I am translating a Latin manuscript that employs a Greek word now and again, but I am having trouble making out the letters as it is a photocopy of an old manuscript and I am quite unfamiliar with Greek. So far these two words (which I have isolated from the manuscript itself) are very vexing. I would be very appreciative if someone could even just spell them for me; I can do the rest!
Descriptos animadverti tres Horizontes, Horizontem, inquam, temporis, et infinitae aeternitatis: Horizontem aeternitatis temporalis: Horizontem mundi super supremi, qui omnes desinant in EN SOPH, a quo usque ad hominem sint 50 intelligentiarum portae, unde vis quaedam admirabilis in voces emanet, omnipotentiae divinae radius quispiam singularis, virtus ποιητικὴ in nos ab Angelis administris deducta.
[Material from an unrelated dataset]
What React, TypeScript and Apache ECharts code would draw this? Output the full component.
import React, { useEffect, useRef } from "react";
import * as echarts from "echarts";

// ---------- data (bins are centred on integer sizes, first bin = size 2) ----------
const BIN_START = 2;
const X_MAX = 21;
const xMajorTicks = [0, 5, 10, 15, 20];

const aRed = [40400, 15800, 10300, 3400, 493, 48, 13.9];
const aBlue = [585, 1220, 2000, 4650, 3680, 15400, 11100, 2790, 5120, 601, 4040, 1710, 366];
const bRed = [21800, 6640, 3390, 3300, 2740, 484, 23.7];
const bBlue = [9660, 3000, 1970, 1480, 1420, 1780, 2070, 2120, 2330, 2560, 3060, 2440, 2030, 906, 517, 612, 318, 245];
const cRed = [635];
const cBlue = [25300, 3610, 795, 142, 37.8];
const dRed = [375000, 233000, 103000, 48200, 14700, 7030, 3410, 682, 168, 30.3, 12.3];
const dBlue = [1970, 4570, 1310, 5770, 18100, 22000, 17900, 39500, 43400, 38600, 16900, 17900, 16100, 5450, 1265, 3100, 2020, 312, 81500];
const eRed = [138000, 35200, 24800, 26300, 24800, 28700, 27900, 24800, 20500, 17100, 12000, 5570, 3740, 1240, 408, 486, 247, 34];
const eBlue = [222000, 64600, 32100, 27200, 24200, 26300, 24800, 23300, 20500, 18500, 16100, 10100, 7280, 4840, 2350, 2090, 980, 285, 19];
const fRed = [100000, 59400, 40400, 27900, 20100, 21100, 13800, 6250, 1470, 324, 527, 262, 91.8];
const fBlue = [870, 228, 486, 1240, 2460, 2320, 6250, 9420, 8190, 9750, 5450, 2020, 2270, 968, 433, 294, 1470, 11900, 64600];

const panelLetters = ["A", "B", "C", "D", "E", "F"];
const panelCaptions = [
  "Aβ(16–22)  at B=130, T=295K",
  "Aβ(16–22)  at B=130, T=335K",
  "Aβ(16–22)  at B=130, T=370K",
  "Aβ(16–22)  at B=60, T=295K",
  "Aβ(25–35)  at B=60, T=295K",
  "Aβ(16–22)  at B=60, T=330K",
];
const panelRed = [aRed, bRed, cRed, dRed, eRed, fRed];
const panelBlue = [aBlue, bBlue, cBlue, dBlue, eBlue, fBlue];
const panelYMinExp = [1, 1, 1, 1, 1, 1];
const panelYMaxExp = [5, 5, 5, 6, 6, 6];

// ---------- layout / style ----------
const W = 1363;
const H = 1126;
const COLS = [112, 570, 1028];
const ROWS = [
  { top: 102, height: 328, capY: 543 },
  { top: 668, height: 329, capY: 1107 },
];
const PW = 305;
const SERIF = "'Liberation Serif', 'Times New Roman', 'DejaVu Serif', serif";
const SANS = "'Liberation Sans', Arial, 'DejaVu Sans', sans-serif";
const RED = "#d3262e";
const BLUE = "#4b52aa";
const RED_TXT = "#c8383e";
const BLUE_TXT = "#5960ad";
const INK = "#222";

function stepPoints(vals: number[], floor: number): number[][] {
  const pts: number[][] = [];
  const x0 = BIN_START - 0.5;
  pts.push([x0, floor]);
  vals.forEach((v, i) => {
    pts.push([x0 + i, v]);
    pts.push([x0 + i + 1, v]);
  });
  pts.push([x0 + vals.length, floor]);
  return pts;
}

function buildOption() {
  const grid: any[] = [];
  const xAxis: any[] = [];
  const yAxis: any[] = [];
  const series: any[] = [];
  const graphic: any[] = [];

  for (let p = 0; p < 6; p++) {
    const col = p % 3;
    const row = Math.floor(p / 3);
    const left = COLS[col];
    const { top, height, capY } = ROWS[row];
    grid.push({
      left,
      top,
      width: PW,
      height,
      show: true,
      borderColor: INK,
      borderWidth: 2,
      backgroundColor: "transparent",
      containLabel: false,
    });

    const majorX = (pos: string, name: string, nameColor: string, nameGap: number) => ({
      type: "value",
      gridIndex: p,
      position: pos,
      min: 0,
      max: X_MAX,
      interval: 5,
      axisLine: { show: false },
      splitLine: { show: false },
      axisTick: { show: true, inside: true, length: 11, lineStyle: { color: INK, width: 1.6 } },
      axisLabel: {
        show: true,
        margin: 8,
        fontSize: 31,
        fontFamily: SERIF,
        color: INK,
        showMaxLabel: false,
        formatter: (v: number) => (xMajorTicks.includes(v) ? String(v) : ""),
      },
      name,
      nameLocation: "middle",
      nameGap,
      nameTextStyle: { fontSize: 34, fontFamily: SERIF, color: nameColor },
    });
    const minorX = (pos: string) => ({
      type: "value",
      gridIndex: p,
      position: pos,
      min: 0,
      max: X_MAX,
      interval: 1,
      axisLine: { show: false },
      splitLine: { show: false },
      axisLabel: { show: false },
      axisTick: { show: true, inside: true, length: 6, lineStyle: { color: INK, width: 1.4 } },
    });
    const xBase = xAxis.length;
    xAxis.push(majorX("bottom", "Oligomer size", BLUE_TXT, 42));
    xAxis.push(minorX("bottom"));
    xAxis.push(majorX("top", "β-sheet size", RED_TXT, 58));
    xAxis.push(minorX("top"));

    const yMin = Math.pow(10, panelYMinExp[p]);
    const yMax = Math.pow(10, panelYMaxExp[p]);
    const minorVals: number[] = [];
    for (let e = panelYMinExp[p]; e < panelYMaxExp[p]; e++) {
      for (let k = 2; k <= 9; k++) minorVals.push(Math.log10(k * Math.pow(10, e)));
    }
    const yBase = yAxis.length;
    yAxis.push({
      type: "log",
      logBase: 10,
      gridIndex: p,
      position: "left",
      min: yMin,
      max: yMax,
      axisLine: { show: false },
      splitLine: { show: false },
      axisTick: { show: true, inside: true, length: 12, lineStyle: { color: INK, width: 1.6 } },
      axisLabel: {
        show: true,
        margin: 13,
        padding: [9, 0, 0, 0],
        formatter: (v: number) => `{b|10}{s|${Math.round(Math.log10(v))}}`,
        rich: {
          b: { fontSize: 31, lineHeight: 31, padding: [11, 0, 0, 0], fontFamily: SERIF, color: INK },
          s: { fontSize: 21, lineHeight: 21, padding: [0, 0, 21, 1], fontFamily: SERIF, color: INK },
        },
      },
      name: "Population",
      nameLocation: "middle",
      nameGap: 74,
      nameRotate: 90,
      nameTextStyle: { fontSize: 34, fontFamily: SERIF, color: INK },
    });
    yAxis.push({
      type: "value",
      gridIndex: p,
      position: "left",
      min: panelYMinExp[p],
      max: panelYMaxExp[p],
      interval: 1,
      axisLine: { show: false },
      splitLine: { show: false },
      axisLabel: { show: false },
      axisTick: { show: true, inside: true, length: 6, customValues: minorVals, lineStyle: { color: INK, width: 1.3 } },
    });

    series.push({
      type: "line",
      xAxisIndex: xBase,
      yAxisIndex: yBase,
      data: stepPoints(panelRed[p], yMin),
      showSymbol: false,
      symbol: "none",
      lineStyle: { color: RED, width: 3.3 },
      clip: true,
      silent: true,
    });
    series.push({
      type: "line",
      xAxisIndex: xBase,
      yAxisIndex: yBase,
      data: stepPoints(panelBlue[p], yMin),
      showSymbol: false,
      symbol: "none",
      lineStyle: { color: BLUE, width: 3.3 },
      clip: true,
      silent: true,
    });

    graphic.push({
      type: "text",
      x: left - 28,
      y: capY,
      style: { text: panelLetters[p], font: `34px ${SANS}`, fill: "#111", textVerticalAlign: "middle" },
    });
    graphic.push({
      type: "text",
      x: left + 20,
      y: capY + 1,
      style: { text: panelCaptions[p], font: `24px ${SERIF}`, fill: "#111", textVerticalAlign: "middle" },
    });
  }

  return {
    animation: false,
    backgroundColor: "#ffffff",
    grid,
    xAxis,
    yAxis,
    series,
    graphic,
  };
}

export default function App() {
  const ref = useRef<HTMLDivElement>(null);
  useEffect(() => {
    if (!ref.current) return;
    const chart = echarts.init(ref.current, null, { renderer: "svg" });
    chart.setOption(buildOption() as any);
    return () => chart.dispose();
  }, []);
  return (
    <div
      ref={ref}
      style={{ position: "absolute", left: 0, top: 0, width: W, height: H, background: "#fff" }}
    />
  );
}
And here is my very hasty and error-ridden first-draft style translation:
“I observed an arrangement of three Horizons, the Horizon, I say, of time, and of infinite eternity: the Horizon of temporary eternity: and additionally the Horizon of the highest world, and all three come to an end in Ein Sof, from which all the way to mankind are fifty doors of understanding, whence a certain strange power emanates into voices, an extraordinary ray of divine omnipotence, a poetic virtue conducted into us by the attendant angels.”
I think the second is definitely correct, and here is its sentence and my hasty translation:
“Sensus nonnullos, in dictis quibusdam sacris, praesertim vero in nomine Dei יהוה quod τετραγράμματον vocat, latere didici.”
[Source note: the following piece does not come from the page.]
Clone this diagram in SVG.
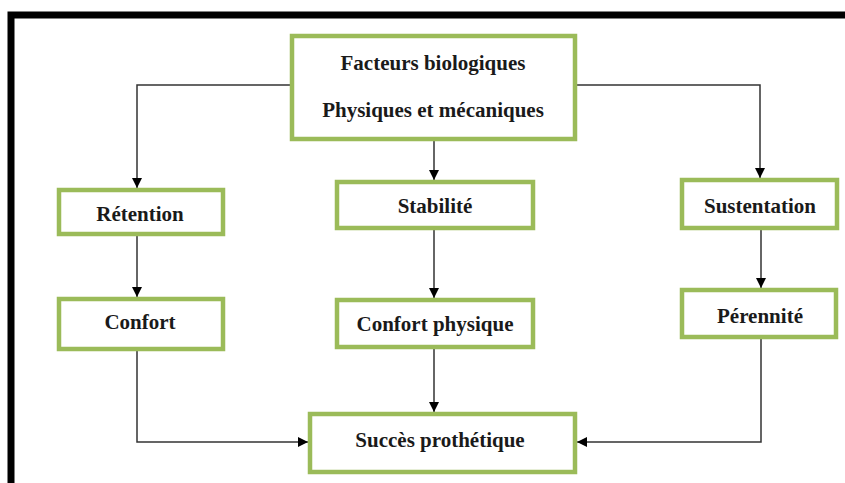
<svg xmlns="http://www.w3.org/2000/svg" width="845" height="483" viewBox="0 0 845 483">
<style>
.box{fill:#fff;stroke:#9bbb59;stroke-width:4.5}
.t{font-family:"Liberation Serif","Times New Roman",serif;font-weight:bold;font-size:21px;fill:#1a1a1a;text-anchor:middle}
.c{fill:none;stroke:#333;stroke-width:1.5}
</style>
<defs>
<marker id="ah" markerWidth="10" markerHeight="10" refX="10" refY="5" orient="auto" markerUnits="userSpaceOnUse">
<path d="M0,0 L10,5 L0,10 Z" fill="#000"/>
</marker>
</defs>
<rect width="845" height="483" fill="#fff"/>
<path d="M11,483 V15 H845" fill="none" stroke="#000" stroke-width="7"/>
<g id="connectors">
<path class="c" d="M290,85 H137 V188" marker-end="url(#ah)"/>
<path class="c" d="M577,85 H760 V178" marker-end="url(#ah)"/>
<path class="c" d="M434,141 V180" marker-end="url(#ah)"/>
<path class="c" d="M137,235 V297" marker-end="url(#ah)"/>
<path class="c" d="M434,230 V298" marker-end="url(#ah)"/>
<path class="c" d="M761,230 V288" marker-end="url(#ah)"/>
<path class="c" d="M137,351 V442 H308" marker-end="url(#ah)"/>
<path class="c" d="M434,349 V412" marker-end="url(#ah)"/>
<path class="c" d="M761,339 V442 H577" marker-end="url(#ah)"/>
</g>
<g id="facteurs">
<rect class="box" x="292" y="36" width="283" height="103"/>
<text class="t" x="433" y="70">Facteurs biologiques</text>
<text class="t" x="433" y="117">Physiques et mécaniques</text>
</g>
<g id="retention">
<rect class="box" x="59" y="190" width="164" height="44"/>
<text class="t" x="140" y="221">Rétention</text>
</g>
<g id="stabilite">
<rect class="box" x="337" y="182" width="196" height="46"/>
<text class="t" x="435" y="213">Stabilité</text>
</g>
<g id="sustentation">
<rect class="box" x="682" y="180" width="155" height="48"/>
<text class="t" x="760" y="213">Sustentation</text>
</g>
<g id="confort">
<rect class="box" x="59" y="299" width="164" height="50"/>
<text class="t" x="140" y="329">Confort</text>
</g>
<g id="confort-physique">
<rect class="box" x="337" y="300" width="196" height="47"/>
<text class="t" x="435" y="331">Confort physique</text>
</g>
<g id="perennite">
<rect class="box" x="682" y="290" width="154" height="47"/>
<text class="t" x="760" y="323">Pérennité</text>
</g>
<g id="succes">
<rect class="box" x="310" y="414" width="265" height="58"/>
<text class="t" x="440" y="447">Succès prothétique</text>
</g>
</svg>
“I learned to conceal several senses, in certain spoken mysteries, especially in the name of God יהוה which one calls tetragrammaton.”
“Sensus nonnullos … latere didici.” Won’t this mean not "I learned to conceal several senses” but “I have learnt that quite a number of meanings lie hidden beneath the surface”?
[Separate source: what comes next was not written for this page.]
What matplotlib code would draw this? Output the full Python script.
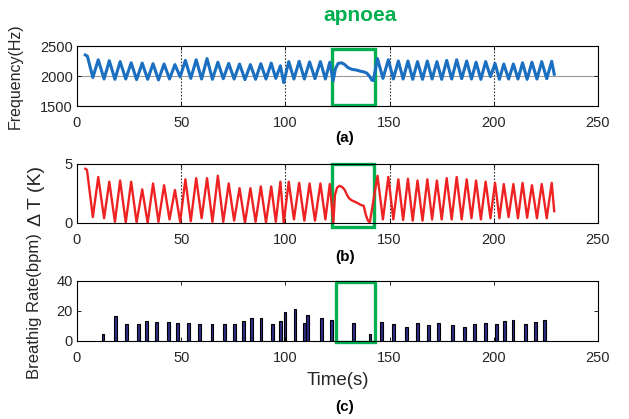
import numpy as np
import matplotlib.pyplot as plt
from matplotlib.patches import Rectangle

plt.rcParams['font.family'] = ['Liberation Sans', 'DejaVu Sans']

# breathing cycle turning points (s) before and after the apnoea
pre_trough_t = [7.6, 13.0, 18.2, 23.4, 28.6, 33.9, 39.1, 44.4, 49.5, 54.6, 59.8, 65.0,
                70.2, 75.4, 80.6, 85.7, 90.7, 95.4, 99.2, 104.1, 109.1, 114.2, 119.2]
pre_peak_t = [10.2, 15.5, 20.7, 26.0, 31.3, 36.5, 41.8, 47.0, 52.0, 57.2, 62.4, 67.6,
              72.8, 78.0, 83.2, 88.2, 93.2, 97.6, 101.6, 106.6, 111.6, 116.8, 121.3]
post_peak_t = [144.2, 149.4, 154.2, 158.8, 163.4, 168.1, 172.7, 177.4, 182.2, 187.0,
               191.5, 196.1, 200.6, 204.8, 209.4, 213.8, 218.3, 223.0, 227.8]
post_trough_t = [146.8, 151.8, 156.5, 161.1, 165.8, 170.4, 175.0, 179.8, 184.6, 189.3,
                 193.8, 198.4, 202.7, 207.1, 211.6, 216.0, 220.7, 225.4]

# (a) resonance frequency (Hz)
freq_start_t = [4.0, 5.0]
freq_start = [2350, 2330]
freq_pre_trough = [1975, 1950, 1945, 1950, 1940, 1945, 1935, 1950, 1985, 1960, 1950, 1945,
                   1955, 1950, 1940, 1945, 1950, 1960, 1890, 1950, 1950, 1955, 1950]
freq_pre_peak = [2270, 2255, 2240, 2220, 2215, 2205, 2200, 2190, 2260, 2270, 2290, 2230,
                 2210, 2200, 2190, 2205, 2215, 2170, 2240, 2245, 2235, 2240, 2230]
freq_apn_t = [122.9, 124.0, 125.3, 127.0, 128.5, 130.0, 132.0, 134.0, 136.0, 137.5,
              139.0, 140.3, 141.5, 142.2]
freq_apn = [1920, 2120, 2210, 2220, 2190, 2140, 2110, 2100, 2080, 2070, 2050, 2000, 1930, 1925]
freq_post_peak = [2290, 2270, 2250, 2250, 2240, 2250, 2240, 2260, 2270, 2250, 2230, 2240,
                  2210, 2200, 2200, 2220, 2230, 2240, 2245]
freq_post_trough = [1960, 1950, 1950, 1945, 1945, 1950, 1945, 1950, 1955, 1950, 1945, 1990,
                    1945, 1950, 1950, 1945, 1950, 1955]
freq_end_t, freq_end = 229.0, 2030

# (b) temperature difference (K)
temp_start_t = [4.0, 4.8]
temp_start = [4.6, 4.5]
temp_pre_trough = [0.5, 0.4, 0.1, 0.05, 0.05, 0.0, 0.1, 0.3, 0.1, 0.15, 0.4, 0.1,
                   0.1, 0.2, 0.0, 0.1, 0.05, 0.1, 0.0, 0.3, 0.2, 0.2, 0.3]
temp_pre_peak = [3.9, 3.5, 3.6, 3.5, 2.85, 3.35, 3.2, 2.8, 3.7, 3.8, 3.8, 4.0,
                 3.35, 2.95, 2.95, 3.1, 3.1, 3.5, 3.5, 3.4, 3.35, 3.35, 3.3]
temp_apn_t = [123.0, 123.8, 124.8, 126.0, 127.2, 128.5, 129.5, 130.5, 132.0, 134.0,
              136.0, 137.6, 138.6, 139.6, 140.5]
temp_apn = [0.0, 2.4, 3.0, 3.15, 3.05, 2.8, 2.4, 2.1, 1.9, 1.75, 1.55, 1.45, 0.7, 0.2, 0.05]
temp_post_peak = [4.0, 3.9, 3.7, 3.75, 3.6, 3.7, 3.6, 3.8, 3.9, 3.7, 3.6, 3.5,
                  3.4, 3.3, 3.3, 3.4, 3.2, 3.3, 3.4]
temp_post_trough = [0.3, 0.3, 0.25, 0.2, 0.2, 0.3, 0.3, 0.3, 0.3, 0.4, 0.3, 0.4,
                    0.4, 0.5, 0.4, 0.45, 0.4, 0.4]
temp_end_t, temp_end = 229.0, 1.0

# (c) breathing rate per breath (bpm)
bar_t = [12.5, 18.6, 23.8, 29.3, 33.4, 38.2, 43.8, 48.3, 53.7, 59.0, 64.8, 70.7, 75.7, 79.8,
         83.8, 88.3, 93.7, 97.7, 99.8, 104.6, 109.1, 110.7, 117.4, 122.2, 132.9, 140.6,
         145.9, 151.8, 158.2, 163.5, 168.8, 173.6, 180.3, 186.0, 190.8, 195.9, 201.2,
         205.2, 209.2, 215.4, 219.9, 224.2]
bar_bpm = [4.9, 16.5, 11.4, 11.6, 13.0, 12.5, 12.5, 11.8, 11.8, 11.4, 11.0, 11.0, 11.4, 13.0,
           15.0, 15.0, 11.6, 13.4, 19.0, 21.2, 12.3, 17.2, 15.2, 14.1, 11.8, 4.5,
           12.5, 11.6, 9.2, 11.8, 10.7, 12.1, 10.7, 9.6, 11.6, 12.1, 11.6,
           13.6, 14.3, 11.0, 12.5, 14.3]


def trace(start_t, start_v, pre_tr, pre_pk, apn_t, apn_v, post_pk, post_tr, end_t, end_v):
    t = (list(start_t)
         + list(np.column_stack([pre_trough_t, pre_peak_t]).ravel())
         + list(apn_t)
         + list(np.column_stack([post_peak_t[:-1], post_trough_t]).ravel())
         + [post_peak_t[-1], end_t])
    v = (list(start_v)
         + list(np.column_stack([pre_tr, pre_pk]).ravel())
         + list(apn_v)
         + list(np.column_stack([post_pk[:-1], post_tr]).ravel())
         + [post_pk[-1], end_v])
    return t, v


green = '#00b050'
tick_col = '#262626'

fig = plt.figure(figsize=(6.29, 4.19), dpi=100)
ax1 = fig.add_axes([0.1224, 0.747, 0.8283, 0.1432])
ax2 = fig.add_axes([0.1224, 0.4678, 0.8283, 0.1408])
ax3 = fig.add_axes([0.1224, 0.1862, 0.8283, 0.1432])

for ax in (ax1, ax2, ax3):
    ax.set_xlim(0, 250)
    ax.set_xticks([0, 50, 100, 150, 200, 250])
    ax.tick_params(direction='in', top=True, right=True, length=3, width=0.6,
                   labelsize=10.5, labelcolor=tick_col, pad=3)
    ax.tick_params(axis='x', pad=7)
    for s in ax.spines.values():
        s.set_linewidth(0.8)

# (a)
t, v = trace(freq_start_t, freq_start, freq_pre_trough, freq_pre_peak, freq_apn_t, freq_apn,
             freq_post_peak, freq_post_trough, freq_end_t, freq_end)
ax1.plot(t, v, color='#1a6fc0', lw=2.2, solid_joinstyle='round')
ax1.set_ylim(1500, 2500)
ax1.set_yticks([1500, 2000, 2500])
ax1.grid(axis='x', color='#333333', linestyle=(0, (1.5, 1.5)), lw=0.8)
ax1.grid(axis='y', color='#9a9a9a', lw=0.8)
ax1.set_axisbelow(True)
ax1.set_ylabel('Frequency(Hz)', fontsize=11.5, color=tick_col)
ax1.yaxis.set_label_coords(-0.105, 0.5)
ax1.add_patch(Rectangle((122.2, 1515), 20.9, 930, fill=False, ec=green, lw=2.4, clip_on=False))

# (b)
t, v = trace(temp_start_t, temp_start, temp_pre_trough, temp_pre_peak, temp_apn_t, temp_apn,
             temp_post_peak, temp_post_trough, temp_end_t, temp_end)
ax2.plot(t, v, color='#ee2222', lw=1.7, solid_joinstyle='round')
ax2.set_ylim(0, 5)
ax2.set_yticks([0, 5])
ax2.grid(axis='x', color='#333333', linestyle=(0, (1.5, 1.5)), lw=0.8)
ax2.set_axisbelow(True)
ax2.set_ylabel('Δ T (K)', fontsize=14, color=tick_col)
ax2.yaxis.set_label_coords(-0.062, 0.45)
ax2.add_patch(Rectangle((122.2, -0.3), 20.5, 5.3, fill=False, ec=green, lw=2.4, clip_on=False))

# (c)
ax3.bar(bar_t, bar_bpm, width=1.4, color='#2d2d86', edgecolor='black', lw=0.8)
ax3.set_ylim(0, 40)
ax3.set_yticks([0, 20, 40])
ax3.set_ylabel('Breathig Rate(bpm)', fontsize=12, color=tick_col)
ax3.yaxis.set_label_coords(-0.067, 0.58)
ax3.set_xlabel('Time(s)', fontsize=13.5, color=tick_col, labelpad=5)
ax3.add_patch(Rectangle((124.5, -0.5), 18.7, 40, fill=False, ec=green, lw=2.4, clip_on=False))

fig.text(0.572, 0.964, 'apnoea', color=green, fontsize=15, fontweight='bold',
         ha='center', va='center')
fig.text(0.5485, 0.671, '(a)', fontsize=11, fontweight='bold', ha='center', va='center')
fig.text(0.5485, 0.387, '(b)', fontsize=11, fontweight='bold', ha='center', va='center')
fig.text(0.5485, 0.029, '(c)', fontsize=11, fontweight='bold', ha='center', va='center')

fig.savefig('out.png', dpi=100)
(And vocat can hardly mean “one calls”: “he calls”? vocatur, vocant?)
I’m sure you’re correct! I am new to Latin, and here did not detect that indirect statement business, where the “subject” of the statement (in this case “sensus nonnullos”) is in the accusative case, and the verb is an infinitive. I am curious how you detected it!
Here is another mystery for me, along with the sentence (the proper translation to which I hope depends on the identification of these words, one of which looks something like “Ηρακλής”)
Something like “not even Hercules fights against two foes at once.”
μηδ’ Ηρακλῆς πρὸς δύω, proverbial, “not even Heracles [could prevail] against two.” (δύω would more correctly be written δύο.) The Latin translates it. Not even H. is a match for two opponents.